Higher/Lower levels of abstraction from human language to machine language
A compiler translates from a higher level language to a lower level language. By higher/lower we mean how abstracted from machine language. So this would include Java language to bytecode. Bytecode is closer to machine language, and further away from human language.
A transpiler converts between languages of comparable levels of abstraction. Converting from EcmaScript 6 to EcmaScript 5 for compatibility with older web browsers would be one example. Converting from Java language to Kotlin would be another, or Swift to Kotlin.
See Wikipedia: https://en.wikipedia.org/wiki/Source-to-source_compiler
Intermediate representation
In particular, bytecode compiled from Java language and bitcode compiled via LLVM (from Swift, Rust, etc) are known as Intermediate Representation (IR). An IR is designed for further processing, optimizing, and translating on its way to becoming machine language.

Would conversion from java code to jvm byte code considered compiling or transpiling?
It is compiling, according to the definitions that you give in your question. The bytecode instruction set is at a lower level of abstraction than Java source code.
Having said that, this distinction between compiling and transpiling is a bit nebulous, since there is no clear definition of a "level of abstraction".

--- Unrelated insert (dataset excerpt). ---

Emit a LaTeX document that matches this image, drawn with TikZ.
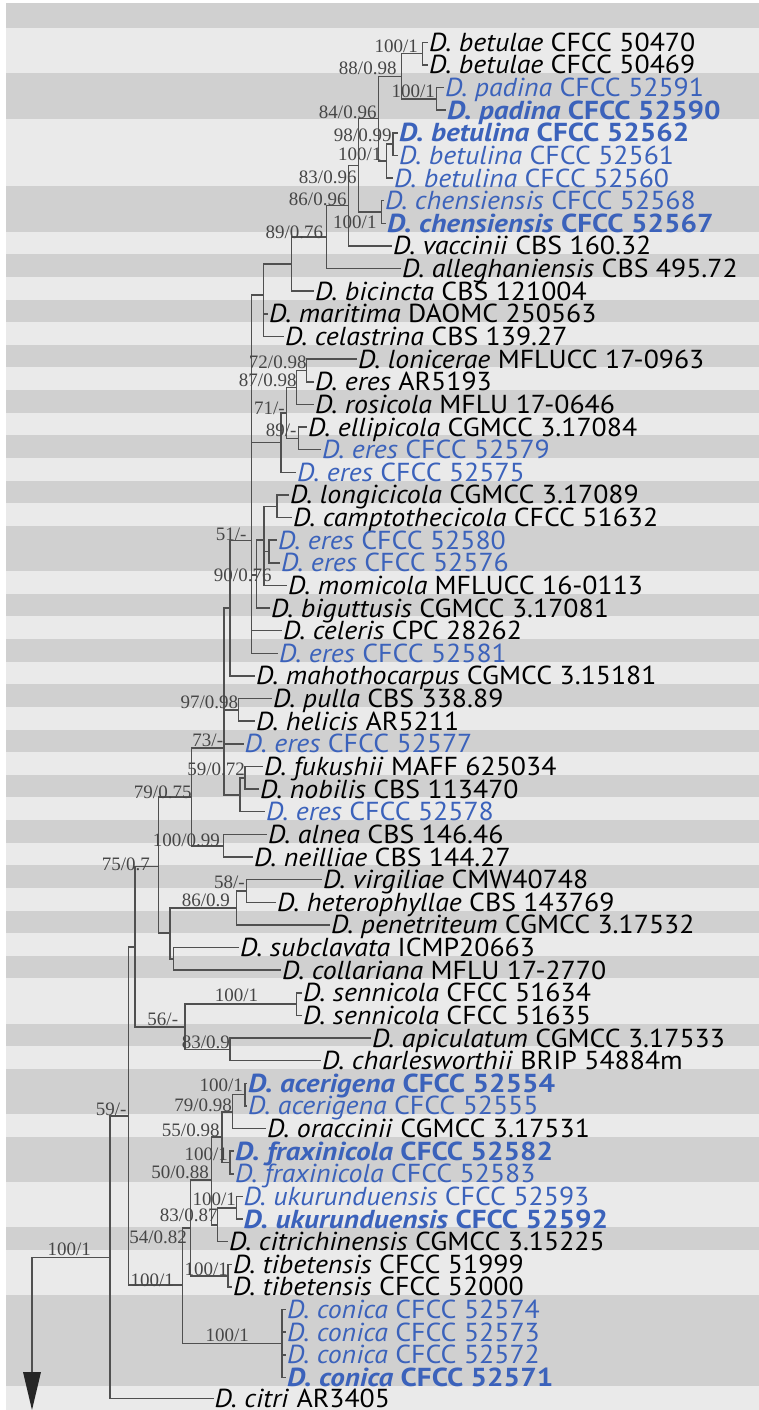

For example, one could argue that since C is sometimes called "high level assembly language", C++ is at a higher level of abstraction than C. So does that make C++ -> C conversion compilation? Or are they at the same level of abstraction, which makes C++ -> C conversion transpilation? This is not totally academic because the first implementation of the C++ language did translate C++ to C source code ... IIRC.

It works as explained below:
Firstly java source code is converted into Bytecode file by the translator named “Compiler”. The byte code file gets name with .class extension and javac (java compiler) is the tool to compile the .java file.
Then,
java is a tool use to invoke Java Interpreter “JVM”. Now, the work of JVM starts. When JVM invoke,
a subprogram in JVM called Class loader (or system class loader) starts and load the bytecode into OS memory( or RAM).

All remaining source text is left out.